Haltrin calculated three different regressions for data between the white disk and the blue, green, and red disks, pooling data from both seas. Correlations were good, but a detail was missed: the data clouds for the blue and green disks tend to overlap for the Black Sea but diverge for the Aegean Sea. This result is consistent with the conceptual model of visibility as given in a narrow spectral window determined by water type. Sighting of an object in water is determined by the contrast of light between the object and the surrounding environment. In the blue-green waters of the Black Sea, the blue and green disks seem to reflect light similarly. On the other hand, the blue water of the Aegean Sea attenuates green light much more than blue light. Finally, the red color is clearly outside the transparent window for both the Black and Aegean Seas and disappears not only much more rapidly than disks of other colors but also keeps a consistent relationship with respect to the white disk irrespective of the sea. A red disk at depth will look black, and it is likely that a black disk (experiment not performed) would provide similar visibility.

 

Influence of Cloud Cover on Visibility

There was some occasional cloud cover during Secchi’s expedition. He was concerned about how changes in the intensity and color of incident light could affect the measurement of disk depth. Using the two different sized white disks, he compared experiments conducted on two consecutive days in waters regarded as optically equivalent, with sun elevations within 1°. Table 1 presents the averages of all measurements for the same conditions.

Table 1. Averages of several Secchi disk depth measurements made in similar waters, differentiated by disk type and sky condition. Sun elevations were all within 1°. > High res table

This comparison is interesting because it shows no difference due to cloud cover for the small disk, but a difference of ~10% for the large disk.
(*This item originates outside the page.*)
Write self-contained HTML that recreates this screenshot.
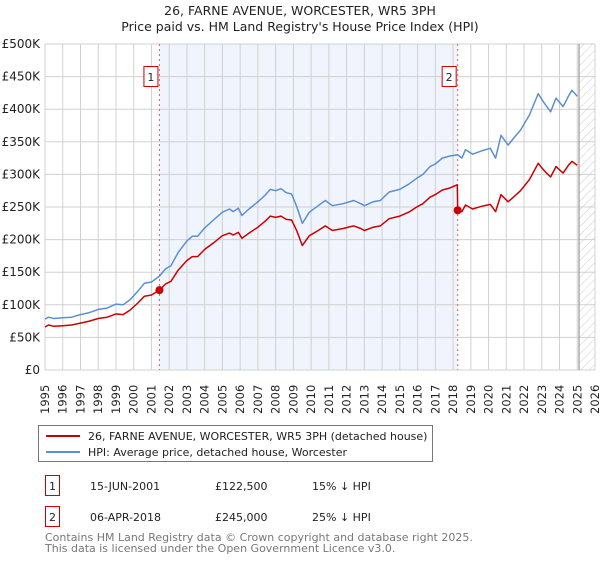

Secchi reasoned that, for the small disk, the clouds had little influence because the limiting factor of the disk’s visibility was the image distortion caused by the wavy surface, whereas the large disk remained identifiable, but deformed, until it disappeared due to contrast loss.18 Days later, with a flatter sea surface, Secchi reported a difference of 2.8 m for the small disk between measurements taken when high cirrus clouds were present and when clouds were absent.

Today, the effect of cloud cover is explained as follows. When clouds block the sun, the diffuse to direct radiation ratio is higher, which decreases the average cosine of downward irradiance in the water (irradiance is the amount of light energy from the sun and sky received per square meter each second; units are W m–2), leading to a longer path length and lower vertical visibility. The smaller amount of absolute radiation when there is cloud cover may have less effect, as the human eye is known to adapt well to light intensity.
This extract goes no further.